> PROBLEM DETAILS
Look through the material and copy each line holding "source".

> INFORMATION PROVIDED
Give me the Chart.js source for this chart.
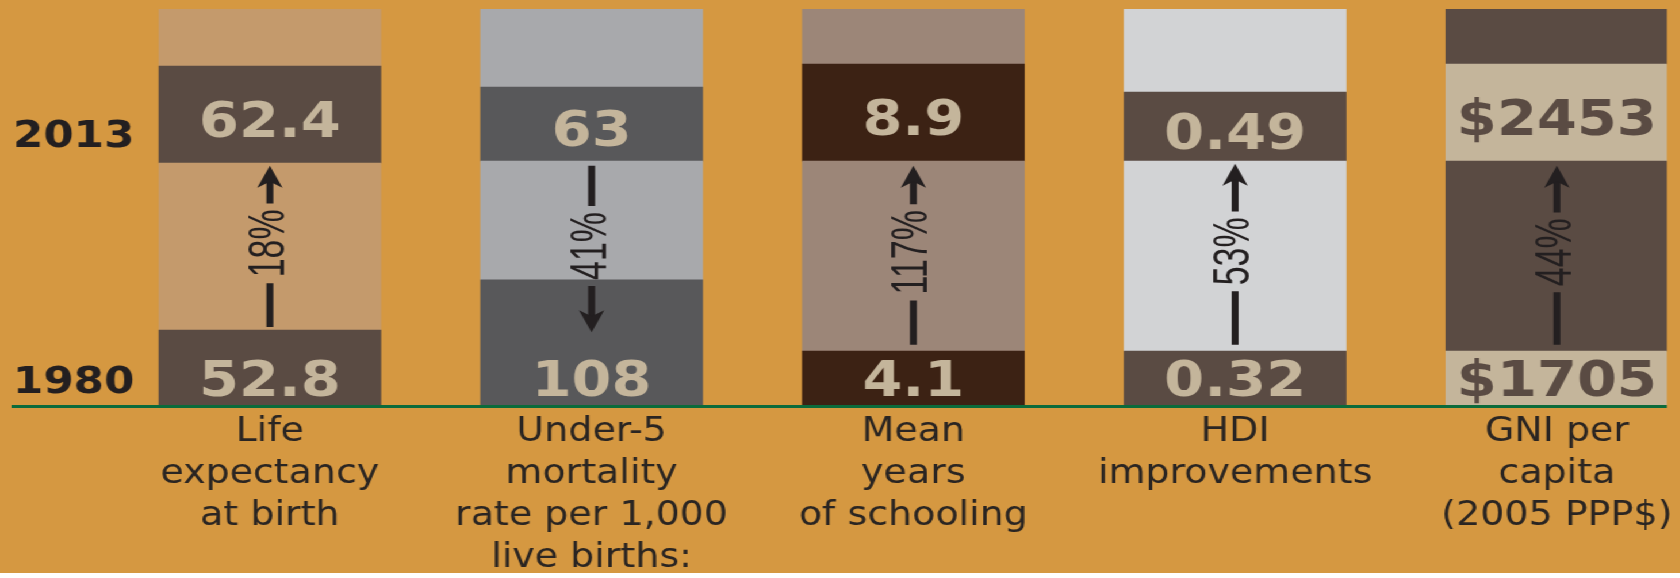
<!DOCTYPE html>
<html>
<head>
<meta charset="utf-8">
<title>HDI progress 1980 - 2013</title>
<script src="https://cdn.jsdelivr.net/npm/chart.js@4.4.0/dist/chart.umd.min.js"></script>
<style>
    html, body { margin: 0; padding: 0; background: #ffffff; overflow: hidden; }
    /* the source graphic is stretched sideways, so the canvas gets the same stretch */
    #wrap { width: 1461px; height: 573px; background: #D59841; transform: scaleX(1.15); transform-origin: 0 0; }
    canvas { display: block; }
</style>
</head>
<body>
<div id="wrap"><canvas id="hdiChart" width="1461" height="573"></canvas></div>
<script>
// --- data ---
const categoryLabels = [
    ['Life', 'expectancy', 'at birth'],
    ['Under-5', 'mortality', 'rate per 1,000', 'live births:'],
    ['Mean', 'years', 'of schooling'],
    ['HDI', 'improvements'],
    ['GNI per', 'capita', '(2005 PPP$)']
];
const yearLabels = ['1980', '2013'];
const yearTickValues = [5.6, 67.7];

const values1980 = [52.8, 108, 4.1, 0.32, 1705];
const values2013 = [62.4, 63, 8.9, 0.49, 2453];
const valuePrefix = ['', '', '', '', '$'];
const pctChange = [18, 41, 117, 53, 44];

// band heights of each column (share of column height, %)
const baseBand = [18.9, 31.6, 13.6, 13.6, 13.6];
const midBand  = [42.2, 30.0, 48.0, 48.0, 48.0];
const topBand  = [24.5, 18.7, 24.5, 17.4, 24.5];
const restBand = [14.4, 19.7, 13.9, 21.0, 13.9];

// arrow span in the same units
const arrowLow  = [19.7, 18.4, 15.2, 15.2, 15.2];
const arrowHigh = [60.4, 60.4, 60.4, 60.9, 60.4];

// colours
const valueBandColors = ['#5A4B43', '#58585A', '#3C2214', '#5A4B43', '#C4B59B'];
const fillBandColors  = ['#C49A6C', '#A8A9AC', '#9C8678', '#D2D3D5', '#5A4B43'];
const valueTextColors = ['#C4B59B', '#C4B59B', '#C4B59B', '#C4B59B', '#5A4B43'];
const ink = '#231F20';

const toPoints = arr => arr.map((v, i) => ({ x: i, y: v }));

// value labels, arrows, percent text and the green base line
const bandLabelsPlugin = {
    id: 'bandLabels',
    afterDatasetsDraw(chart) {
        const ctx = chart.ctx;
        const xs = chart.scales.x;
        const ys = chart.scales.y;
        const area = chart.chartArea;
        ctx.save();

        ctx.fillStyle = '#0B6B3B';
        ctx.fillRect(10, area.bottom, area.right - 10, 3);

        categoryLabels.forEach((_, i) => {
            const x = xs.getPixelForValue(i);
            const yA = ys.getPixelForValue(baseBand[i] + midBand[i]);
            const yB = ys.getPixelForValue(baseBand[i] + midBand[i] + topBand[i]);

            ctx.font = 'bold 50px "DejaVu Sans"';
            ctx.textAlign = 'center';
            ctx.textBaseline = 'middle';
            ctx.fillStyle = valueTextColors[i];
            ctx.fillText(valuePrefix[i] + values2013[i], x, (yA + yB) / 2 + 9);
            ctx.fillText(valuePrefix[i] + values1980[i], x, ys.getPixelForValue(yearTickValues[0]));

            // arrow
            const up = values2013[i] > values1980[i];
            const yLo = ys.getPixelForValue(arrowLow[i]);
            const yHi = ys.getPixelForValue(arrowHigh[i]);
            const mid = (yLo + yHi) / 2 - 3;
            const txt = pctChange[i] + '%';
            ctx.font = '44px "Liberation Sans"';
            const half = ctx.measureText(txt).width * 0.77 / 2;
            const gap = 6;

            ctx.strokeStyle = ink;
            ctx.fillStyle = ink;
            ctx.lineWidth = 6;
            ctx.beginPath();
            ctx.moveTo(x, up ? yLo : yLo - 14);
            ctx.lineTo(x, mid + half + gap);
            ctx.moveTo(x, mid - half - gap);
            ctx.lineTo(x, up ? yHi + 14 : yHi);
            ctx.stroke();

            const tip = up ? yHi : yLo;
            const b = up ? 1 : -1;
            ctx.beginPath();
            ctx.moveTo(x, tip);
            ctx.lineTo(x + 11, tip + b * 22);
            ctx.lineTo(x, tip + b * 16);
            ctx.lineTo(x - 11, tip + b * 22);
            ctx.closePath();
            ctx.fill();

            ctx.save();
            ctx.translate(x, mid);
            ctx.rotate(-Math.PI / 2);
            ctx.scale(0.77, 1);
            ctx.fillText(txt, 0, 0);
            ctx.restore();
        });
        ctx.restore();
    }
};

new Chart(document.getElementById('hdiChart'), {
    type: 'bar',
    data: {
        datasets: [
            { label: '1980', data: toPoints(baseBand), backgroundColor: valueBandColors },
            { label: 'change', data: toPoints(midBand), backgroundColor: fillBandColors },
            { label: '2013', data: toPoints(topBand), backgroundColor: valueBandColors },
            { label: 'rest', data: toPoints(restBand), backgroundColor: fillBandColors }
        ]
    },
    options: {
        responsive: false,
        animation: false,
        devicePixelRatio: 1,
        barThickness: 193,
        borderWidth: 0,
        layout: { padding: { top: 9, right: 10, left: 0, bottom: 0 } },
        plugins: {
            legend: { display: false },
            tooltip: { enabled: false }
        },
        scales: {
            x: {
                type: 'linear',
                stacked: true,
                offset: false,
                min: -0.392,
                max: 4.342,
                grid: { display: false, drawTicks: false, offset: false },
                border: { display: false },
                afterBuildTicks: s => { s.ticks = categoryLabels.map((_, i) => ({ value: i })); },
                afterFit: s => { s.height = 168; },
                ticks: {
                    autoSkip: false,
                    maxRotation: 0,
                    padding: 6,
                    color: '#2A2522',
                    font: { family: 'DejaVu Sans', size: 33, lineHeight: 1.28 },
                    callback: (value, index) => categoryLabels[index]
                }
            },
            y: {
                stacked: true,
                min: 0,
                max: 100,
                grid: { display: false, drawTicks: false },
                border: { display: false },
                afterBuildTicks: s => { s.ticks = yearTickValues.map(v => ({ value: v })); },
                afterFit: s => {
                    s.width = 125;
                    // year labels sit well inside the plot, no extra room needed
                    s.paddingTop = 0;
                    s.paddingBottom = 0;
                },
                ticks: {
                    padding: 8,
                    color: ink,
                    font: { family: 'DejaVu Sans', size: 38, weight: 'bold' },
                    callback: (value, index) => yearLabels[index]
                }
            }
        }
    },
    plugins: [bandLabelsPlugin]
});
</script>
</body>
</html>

> CORRECT RESULT
Give me the Chart.js source for this chart.
    /* the source graphic is stretched sideways, so the canvas gets the same stretch */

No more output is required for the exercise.